Everybody suffers rejection and setback at one point or another. You are not exempted. The question on your mind, therefore, should not be if you will be rejected, but how you will handle rejection when it comes.

Prepare yourself adequately in every situation to minimize the risk and effect of rejection and so that your confidence is not broken. For example, learn public speaking and rehearse what you are going to say beforehand if you have landed a public speaking engagement. That way, you are sure of yourself and confident you have what it takes to hack it. If you are rejected, don’t take it personally.

Rejection and setbacks happen to the best of us. Take it as a learning experience. Learn from your mistakes and move on.

11. Face uncomfortable situations square in the face.

Don’t run away from uncomfortable situations. Running away from people or situations because you feel scared, shy or timid only confirms and reinforces your shyness. Instead, face the situation that makes you uneasy square in the face. For example, go ahead and talk to that person you are afraid to approach, or go straight to the front of your yoga class! What’s the worst that can happen?
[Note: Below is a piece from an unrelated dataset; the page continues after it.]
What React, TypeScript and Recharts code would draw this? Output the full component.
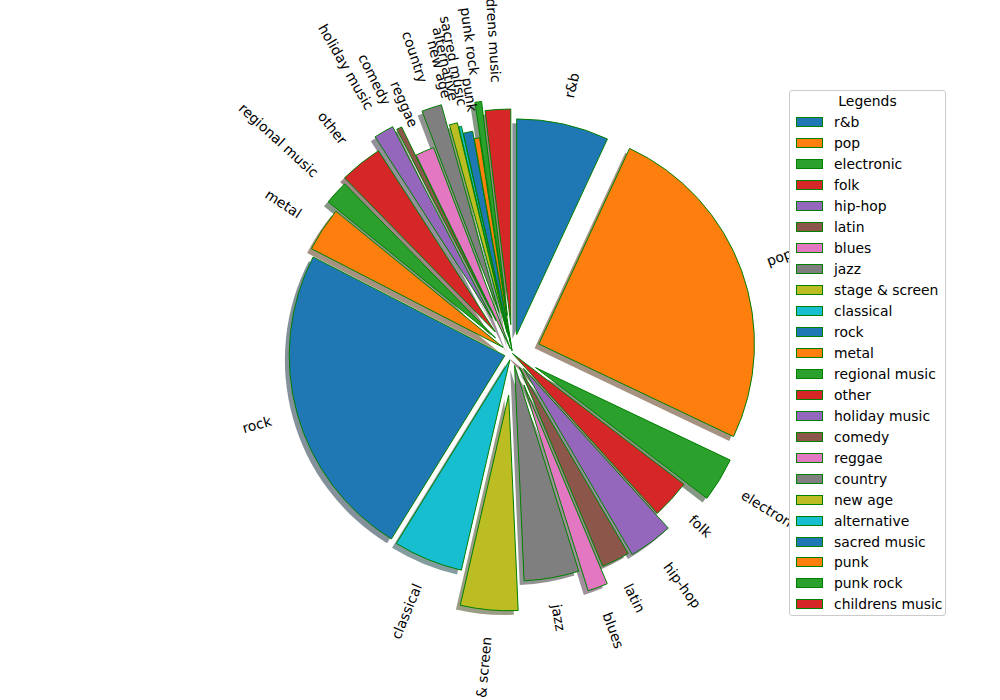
import React from "react";
import { PieChart, Pie, Cell, Sector, Legend } from "recharts";

const genres = [
  "r&b", "pop", "electronic", "folk", "hip-hop", "latin", "blues", "jazz",
  "stage & screen", "classical", "rock", "metal", "regional music", "other",
  "holiday music", "comedy", "reggae", "country", "new age", "alternative",
  "sacred music", "punk", "punk rock", "childrens music",
];

const counts = [
  69, 251, 33, 29, 33, 21, 15, 41,
  43, 52, 237, 33, 18, 32,
  15, 4, 14, 15, 6, 2,
  7, 4, 5, 19,
];

// fraction of the radius each wedge is pulled out
const explode = [
  0.09, 0.13, 0.125, 0.0, 0.086, 0.072, 0.155, 0.056,
  0.194, 0.033, 0.037, 0.052, 0.107, 0.128,
  0.19, 0.17, 0.023, 0.2, 0.1, 0.08,
  0.047, 0.012, 0.178, 0.134,
];

const palette = [
  "#1f77b4", "#ff7f0e", "#2ca02c", "#d62728", "#9467bd",
  "#8c564b", "#e377c2", "#7f7f7f", "#bcbd22", "#17becf",
];

const CX = 512.5;
const CY = 353.5;
const R = 215.6;
const LABEL_DIST = 1.125;
const RAD = Math.PI / 180;
const FONT = "DejaVu Sans";

const data = genres.map((name, i) => ({ name, value: counts[i] }));

const colorOf = (i: number) => palette[i % palette.length];

const shadowOf = (hex: string) => {
  const n = parseInt(hex.slice(1), 16);
  const r = Math.round(((n >> 16) & 255) * 0.3);
  const g = Math.round(((n >> 8) & 255) * 0.3);
  const b = Math.round((n & 255) * 0.3);
  return `rgb(${r},${g},${b})`;
};

const pullOf = (props: any) => {
  const name = props.payload?.name ?? props.name;
  const e = explode[genres.indexOf(name)] * props.outerRadius;
  return {
    dx: Math.cos(-props.midAngle * RAD) * e,
    dy: Math.sin(-props.midAngle * RAD) * e,
    e,
  };
};

const Wedge = (props: any) => {
  const { dx, dy } = pullOf(props);
  return (
    <Sector
      cx={props.cx + dx}
      cy={props.cy + dy}
      innerRadius={0}
      outerRadius={props.outerRadius}
      startAngle={props.startAngle}
      endAngle={props.endAngle}
      fill={props.fill}
      stroke="#008000"
      strokeWidth={1}
    />
  );
};

const ShadowWedge = (props: any) => {
  const { dx, dy } = pullOf(props);
  return (
    <Sector
      cx={props.cx + dx}
      cy={props.cy + dy}
      innerRadius={0}
      outerRadius={props.outerRadius}
      startAngle={props.startAngle}
      endAngle={props.endAngle}
      fill={props.fill}
      fillOpacity={0.5}
      stroke="none"
    />
  );
};

const renderLabel = (props: any) => {
  const { cx, cy, midAngle, outerRadius } = props;
  const name = props.payload?.name ?? props.name;
  const { e } = pullOf(props);
  const rr = e + LABEL_DIST * outerRadius;
  const x = cx + Math.cos(-midAngle * RAD) * rr;
  const y = cy + Math.sin(-midAngle * RAD) * rr;
  const right = Math.cos(midAngle * RAD) >= 0;
  const rot = right ? midAngle : midAngle + 180;
  return (
    <text
      x={x}
      y={y}
      textAnchor={right ? "start" : "end"}
      dominantBaseline="central"
      transform={`rotate(${-rot} ${x} ${y})`}
      fontSize={13.9}
      fontFamily={FONT}
      fill="#000"
    >
      {name}
    </text>
  );
};

const LegendBox = (props: any) => {
  const items = (props.payload || [])
    .filter((p: any) => p.type !== "none")
    .slice()
    .sort((a: any, b: any) => genres.indexOf(a.value) - genres.indexOf(b.value));
  return (
    <div
      style={{
        width: 157,
        height: 526,
        boxSizing: "border-box",
        border: "1px solid #cccccc",
        borderRadius: 3,
        background: "#fff",
        fontFamily: FONT,
        fontSize: 13.9,
        color: "#000",
      }}
    >
      <div style={{ height: 21, lineHeight: "21px", textAlign: "center" }}>Legends</div>
      {items.map((item: any) => (
        <div key={item.value} style={{ height: 20.96, display: "flex", alignItems: "center" }}>
          <span
            style={{
              display: "inline-block",
              width: 27,
              height: 10,
              boxSizing: "border-box",
              marginLeft: 6,
              marginRight: 11,
              background: item.color,
              border: "1px solid #008000",
            }}
          />
          <span style={{ whiteSpace: "nowrap" }}>{item.value}</span>
        </div>
      ))}
    </div>
  );
};

export default function App() {
  return (
    <div style={{ position: "fixed", top: 0, left: 0, width: 1000, height: 700, background: "#fff" }}>
      <PieChart width={1000} height={700} margin={{ top: 0, right: 0, bottom: 0, left: 0 }}>
        <Pie
          data={data}
          dataKey="value"
          nameKey="name"
          cx={CX - 0.02 * R}
          cy={CY + 0.02 * R}
          outerRadius={R}
          startAngle={90}
          endAngle={-270}
          legendType="none"
          shape={ShadowWedge}
          activeShape={ShadowWedge}
          label={false}
          labelLine={false}
          isAnimationActive={false}
        >
          {data.map((d, i) => (
            <Cell key={d.name} fill={shadowOf(colorOf(i))} />
          ))}
        </Pie>
        <Pie
          data={data}
          dataKey="value"
          nameKey="name"
          cx={CX}
          cy={CY}
          outerRadius={R}
          startAngle={90}
          endAngle={-270}
          shape={Wedge}
          activeShape={Wedge}
          label={renderLabel}
          labelLine={false}
          isAnimationActive={false}
        >
          {data.map((d, i) => (
            <Cell key={d.name} fill={colorOf(i)} />
          ))}
        </Pie>
        <Legend
          content={<LegendBox />}
          wrapperStyle={{ position: "absolute", left: 789, top: 90, width: 157 }}
        />
      </PieChart>
    </div>
  );
}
Prepare and be ready for any eventuality. The more you face your fears, the more you realize you are stronger than you thought and the more confident you get. This simple, yet admittedly courageous, act makes you unstoppable. You get comfortable being uncomfortable and begin to feel like you can take on the world. And that is the hallmark of someone destined for great things.
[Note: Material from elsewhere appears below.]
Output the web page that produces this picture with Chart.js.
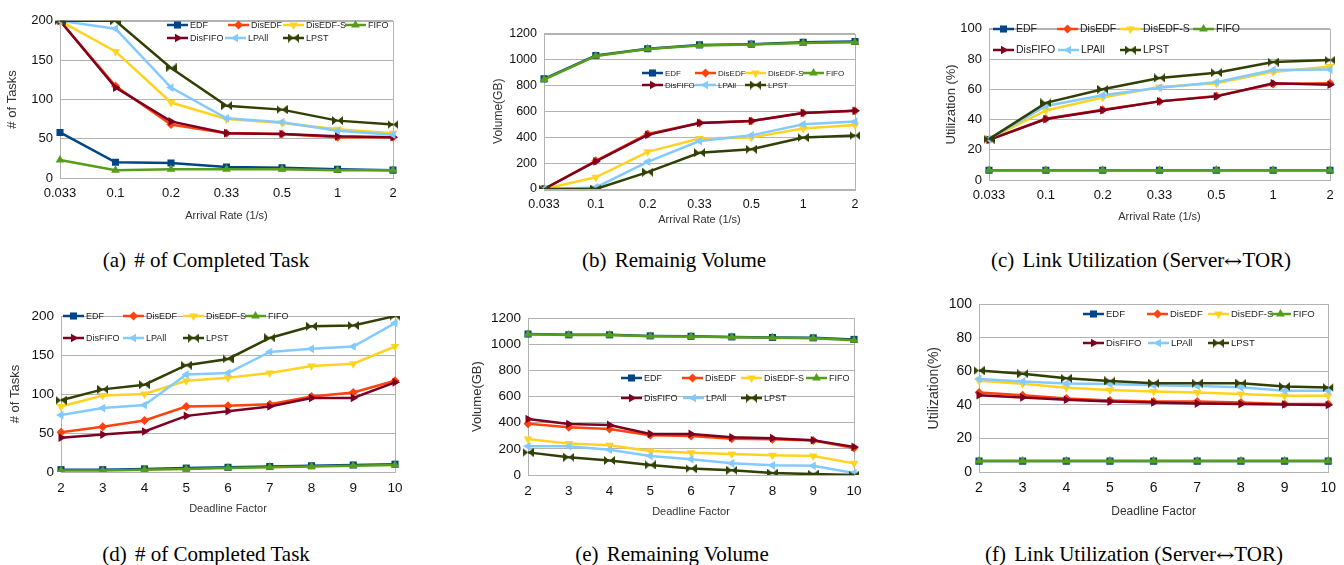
<!DOCTYPE html>
<html>
<head>
<meta charset="utf-8">
<script src="https://cdn.jsdelivr.net/npm/chart.js@4.4.0/dist/chart.umd.min.js"></script>
<style>
    html, body { margin: 0; padding: 0; background: #fff; }
    #page { position: relative; width: 1344px; height: 565px; overflow: hidden; }
    .panel { position: absolute; }
    .caption {
        position: absolute;
        font-family: 'Liberation Serif', 'Times New Roman', serif;
        font-size: 21px;
        color: #000;
        white-space: nowrap;
        transform: translate(-50%, -50%);
    }
    .caption .tag { margin-right: 3px; }
    .caption .arr {
        display: inline-block;
        font-family: 'DejaVu Serif', serif;
        font-size: 17px;
        transform: scaleX(1.3);
        margin: 0 2px;
    }
</style>
</head>
<body>
<div id="page"></div>
<script>
// Categories
const arrivalRates = ['0.033', '0.1', '0.2', '0.33', '0.5', '1', '2'];
const deadlineFactors = ['2', '3', '4', '5', '6', '7', '8', '9', '10'];
const seriesNames = ['EDF', 'DisEDF', 'DisEDF-S', 'FIFO', 'DisFIFO', 'LPAll', 'LPST'];

// Rows follow seriesNames order
const tasksVsRate = [
    [58, 20, 19, 14, 13, 11, 10],
    [200, 117, 68, 57, 56, 52, 52],
    [200, 161, 96, 75, 70, 62, 57],
    [23, 10, 11, 11, 11, 10, 10],
    [200, 115, 72, 57, 56, 53, 52],
    [200, 190, 115, 76, 71, 60, 55],
    [200, 200, 140, 92, 87, 73, 68]
];
const volumeVsRate = [
    [850, 1030, 1082, 1112, 1118, 1132, 1138],
    [0, 218, 425, 510, 525, 587, 603],
    [0, 90, 287, 390, 397, 467, 493],
    [845, 1027, 1080, 1108, 1115, 1127, 1133],
    [0, 213, 418, 510, 525, 587, 603],
    [0, 12, 210, 370, 414, 500, 520],
    [0, 0, 130, 280, 307, 397, 412]
];
const utilVsRate = [
    [6.5, 6.5, 6.5, 6.5, 6.5, 6.5, 6.5],
    [26.5, 40.5, 46.5, 52, 55.5, 63.5, 64],
    [27, 46, 54.5, 61.5, 64, 71.5, 75],
    [6.5, 6.5, 6.5, 6.5, 6.5, 6.5, 6.5],
    [26.5, 40.3, 46.2, 52, 55.3, 64, 63],
    [27, 49, 56, 61, 64.7, 72.7, 73],
    [27, 51, 60, 67.5, 71, 78, 79.3]
];
const tasksVsDeadline = [
    [3, 3, 4, 5, 6, 7, 8, 9, 10],
    [51, 58, 66, 84, 85, 87, 97, 102, 117],
    [84, 98, 100, 117, 121, 127, 136, 139, 161],
    [2, 2, 3, 4, 5, 6, 7, 8, 9],
    [44, 48, 52, 72, 78, 84, 95, 95, 115],
    [73, 82, 86, 125, 127, 154, 158, 161, 191],
    [92, 106, 112, 137, 145, 172, 187, 188, 200]
];
const volumeVsDeadline = [
    [1078, 1072, 1072, 1064, 1061, 1056, 1052, 1049, 1037],
    [392, 366, 352, 304, 299, 277, 274, 264, 207],
    [275, 240, 228, 183, 170, 161, 151, 146, 89],
    [1076, 1070, 1070, 1062, 1059, 1053, 1050, 1046, 1030],
    [428, 390, 383, 314, 314, 288, 282, 266, 215],
    [220, 220, 193, 146, 121, 89, 74, 70, 15],
    [173, 136, 111, 77, 49, 36, 15, 7, 0]
];
const utilVsDeadline = [
    [6.5, 6.5, 6.5, 6.5, 6.5, 6.5, 6.5, 6.5, 6.5],
    [47.4, 45.8, 43.9, 42.7, 42, 42, 41.5, 40.5, 40.5],
    [54.5, 52.6, 50.3, 48.9, 48, 47.5, 46.5, 45.5, 45.5],
    [6.5, 6.5, 6.5, 6.5, 6.5, 6.5, 6.5, 6.5, 6.5],
    [45.8, 44.5, 43.1, 42, 41.5, 40.8, 40.5, 40.3, 40],
    [55.5, 54, 52.8, 52.5, 51.8, 51.3, 50.5, 48.5, 48.5],
    [60.5, 58.6, 55.9, 54.3, 53, 53, 53, 51, 50.4]
];

// Series styling
const colors = ['#004586', '#ff420e', '#ffd320', '#579d1c', '#7e0021', '#83caff', '#314004'];
const rotations = [0, 0, 180, 0, 90, 270, 0];
const radii = [5, 4.5, 5, 5, 5, 5, 5];

// sideways hourglass marker for LPST
function makeBowtie(color) {
    const c = document.createElement('canvas');
    c.width = 11; c.height = 9;
    const g = c.getContext('2d');
    g.fillStyle = color;
    g.beginPath();
    g.moveTo(0, 0); g.lineTo(5.5, 4.5); g.lineTo(0, 9); g.closePath();
    g.moveTo(11, 0); g.lineTo(5.5, 4.5); g.lineTo(11, 9); g.closePath();
    g.fill();
    return c;
}
const bowtie = makeBowtie(colors[6]);
const pointStyles = ['rect', 'rectRot', 'triangle', 'triangle', 'triangle', 'triangle', bowtie];

const FONT = "'Liberation Sans', Arial, sans-serif";

const panels = [
    { labels: arrivalRates, data: tasksVsRate, max: 200, step: 50,
      yTitle: '# of Tasks', xTitle: 'Arrival Rate (1/s)', tag: '(a)', caption: '# of Completed Task',
      plot: [60, 16, 393, 178], yTitleX: 13, xTitleY: 216,
      fonts: { tick: 13, y: 13, x: 11, legend: 9 },
      legendX: [167, 228, 283, 345, 167, 225, 283], legendY: [25, 38], capX: 206, capY: 260 },
    { labels: arrivalRates, data: volumeVsRate, max: 1200, step: 200,
      yTitle: 'Volume(GB)', xTitle: 'Arrival Rate (1/s)', tag: '(b)', caption: 'Remainig Volume',
      plot: [544, 29, 855, 189], yTitleX: 498, xTitleY: 220,
      fonts: { tick: 12.5, y: 12, x: 11, legend: 8 },
      legendX: [642, 695, 745, 803, 642, 695, 745], legendY: [73, 85], capX: 674, capY: 260 },
    { labels: arrivalRates, data: utilVsRate, max: 100, step: 20,
      yTitle: 'Utilization (%)', xTitle: 'Arrival Rate (1/s)', tag: '(c)', caption: 'Link Utilization (Server',
      plot: [989, 24, 1330, 180], yTitleX: 952, xTitleY: 217,
      fonts: { tick: 13, y: 13, x: 11, legend: 10.5 },
      legendX: [993, 1057, 1120, 1193, 993, 1058, 1120], legendY: [29, 50], capX: 1141, capY: 260 },
    { labels: deadlineFactors, data: tasksVsDeadline, max: 200, step: 50,
      yTitle: '# of Tasks', xTitle: 'Deadline Factor', tag: '(d)', caption: '# of Completed Task',
      plot: [61, 311, 395, 472], yTitleX: 16, xTitleY: 509,
      fonts: { tick: 13.5, y: 13, x: 11, legend: 9 },
      legendX: [63, 123, 183, 245, 63, 123, 183], legendY: [316, 338], capX: 206, capY: 554 },
    { labels: deadlineFactors, data: volumeVsDeadline, max: 1200, step: 200,
      yTitle: 'Volume(GB)', xTitle: 'Deadline Factor', tag: '(e)', caption: 'Remaining Volume',
      plot: [528, 313, 854, 475], yTitleX: 478, xTitleY: 512,
      fonts: { tick: 13.5, y: 13, x: 11, legend: 9 },
      legendX: [621, 682, 741, 806, 621, 683, 741], legendY: [378, 398], capX: 672, capY: 554 },
    { labels: deadlineFactors, data: utilVsDeadline, max: 100, step: 20,
      yTitle: 'Utilization(%)', xTitle: 'Deadline Factor', tag: '(f)', caption: 'Link Utilization (Server',
      plot: [979, 299, 1332, 472], yTitleX: 934, xTitleY: 512,
      fonts: { tick: 14, y: 14, x: 12, legend: 9.5 },
      legendX: [1083, 1147, 1208, 1270, 1083, 1148, 1208], legendY: [314, 343], capX: 1134, capY: 554 }
];

// draw one marker the same way Chart.js does
function drawMarker(ctx, i, x, y) {
    const style = pointStyles[i];
    const r = radii[i];
    ctx.save();
    ctx.fillStyle = colors[i];
    if (style instanceof HTMLCanvasElement) {
        ctx.drawImage(style, x - style.width / 2, y - style.height / 2);
        ctx.restore();
        return;
    }
    ctx.beginPath();
    if (style === 'rect') {
        const s = Math.SQRT1_2 * r;
        ctx.rect(x - s, y - s, 2 * s, 2 * s);
    } else if (style === 'rectRot') {
        ctx.moveTo(x, y - r); ctx.lineTo(x + r, y); ctx.lineTo(x, y + r); ctx.lineTo(x - r, y);
        ctx.closePath();
    } else {
        let rad = rotations[i] * Math.PI / 180;
        for (let k = 0; k < 3; k++) {
            const px = x + Math.sin(rad) * r, py = y - Math.cos(rad) * r;
            if (k === 0) ctx.moveTo(px, py); else ctx.lineTo(px, py);
            rad += 2 * Math.PI / 3;
        }
        ctx.closePath();
    }
    ctx.fill();
    ctx.restore();
}

// plot frame + legend inside the plot area
const framePlugin = {
    id: 'frameAndLegend',
    beforeDatasetsDraw(chart) {
        const a = chart.chartArea;
        const ctx = chart.ctx;
        ctx.save();
        ctx.strokeStyle = '#b3b3b3';
        ctx.lineWidth = 1;
        ctx.strokeRect(Math.round(a.left) + 0.5, Math.round(a.top) + 0.5,
            Math.round(a.right - a.left), Math.round(a.bottom - a.top));
        ctx.restore();
    },
    afterDatasetsDraw(chart, args, opts) {
        const ctx = chart.ctx;
        ctx.save();
        ctx.font = opts.fontSize + 'px ' + FONT;
        ctx.textBaseline = 'middle';
        ctx.fillStyle = '#222';
        seriesNames.forEach(function(name, i) {
            const x = opts.xs[i] - opts.offX;
            const y = (i < 4 ? opts.ys[0] : opts.ys[1]) - opts.offY;
            ctx.strokeStyle = colors[i];
            ctx.lineWidth = 2.5;
            ctx.beginPath();
            ctx.moveTo(x, y);
            ctx.lineTo(x + 21, y);
            ctx.stroke();
            drawMarker(ctx, i, x + 10.5, y);
            ctx.fillText(name, x + 23, y + 0.5);
        });
        ctx.restore();
    }
};

const page = document.getElementById('page');

panels.forEach(function(p) {
    const left = Math.round(p.yTitleX - p.fonts.y * 1.2 / 2);
    const top = p.plot[1] - 10;
    const right = Math.min(1344, p.plot[2] + 16);
    const bottom = Math.round(p.xTitleY + p.fonts.x * 1.2 / 2);
    const w = right - left;
    const h = bottom - top;
    const yWidth = p.plot[0] - left;
    const xHeight = bottom - p.plot[3];

    const div = document.createElement('div');
    div.className = 'panel';
    div.style.left = left + 'px';
    div.style.top = top + 'px';
    const canvas = document.createElement('canvas');
    canvas.width = w;
    canvas.height = h;
    canvas.style.width = w + 'px';
    canvas.style.height = h + 'px';
    div.appendChild(canvas);
    page.appendChild(div);

    new Chart(canvas, {
        type: 'line',
        data: {
            labels: p.labels,
            datasets: seriesNames.map(function(name, i) {
                return {
                    label: name,
                    data: p.data[i],
                    borderColor: colors[i],
                    backgroundColor: colors[i],
                    borderWidth: 2.5,
                    pointStyle: pointStyles[i],
                    rotation: rotations[i],
                    pointRadius: radii[i],
                    pointBorderWidth: 0,
                    tension: 0,
                    order: 10 - i
                };
            })
        },
        options: {
            responsive: false,
            animation: false,
            events: [],
            layout: { padding: { top: p.plot[1] - top, right: right - p.plot[2], left: 0, bottom: 0 } },
            plugins: {
                legend: { display: false },
                tooltip: { enabled: false },
                frameAndLegend: { xs: p.legendX, ys: p.legendY, offX: left, offY: top, fontSize: p.fonts.legend }
            },
            scales: {
                x: {
                    grid: { display: false, drawTicks: false },
                    border: { display: false },
                    ticks: { font: { family: FONT, size: p.fonts.tick }, color: '#111', padding: 8, maxRotation: 0, autoSkip: false },
                    title: { display: true, text: p.xTitle, font: { family: FONT, size: p.fonts.x }, color: '#333', padding: 0 },
                    afterFit: function(scale) { scale.height = xHeight; }
                },
                y: {
                    min: 0,
                    max: p.max,
                    grid: { color: '#b3b3b3', drawTicks: false },
                    border: { display: false },
                    ticks: {
                        stepSize: p.step,
                        font: { family: FONT, size: p.fonts.tick },
                        color: '#111',
                        padding: 7,
                        callback: function(value) { return String(value); }
                    },
                    title: { display: true, text: p.yTitle, font: { family: FONT, size: p.fonts.y }, color: '#333', padding: 0 },
                    afterFit: function(scale) { scale.width = yWidth; }
                }
            }
        },
        plugins: [framePlugin]
    });

    const cap = document.createElement('div');
    cap.className = 'caption';
    cap.style.left = p.capX + 'px';
    cap.style.top = p.capY + 'px';
    let html = '<span class="tag">' + p.tag + '</span> ' + p.caption;
    if (p.caption.endsWith('(Server')) {
        html += '<span class="arr">\u2194</span>TOR)';
    }
    cap.innerHTML = html;
    page.appendChild(cap);
});
</script>
</body>
</html>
12. Sit up straight and walk tall—you are awesome!

Yes, sit up straight and believe you are awesome. Don’t slump in your chair or slouch your shoulders. Experts say the right stance can not only keep your self-esteem and mood lifted, but also lead to more confidence in your own thoughts.[4]

The way to sit is to open up your chest and keep your head level so that you look and feel poised and assured. And when you get up, stand tall and walk like you’re on a mission. People who sit up straight and walk tall are more attractive and instantly feel more confident. Try it now: you’ll feel fierce and confident just by sitting up straight and walking tall.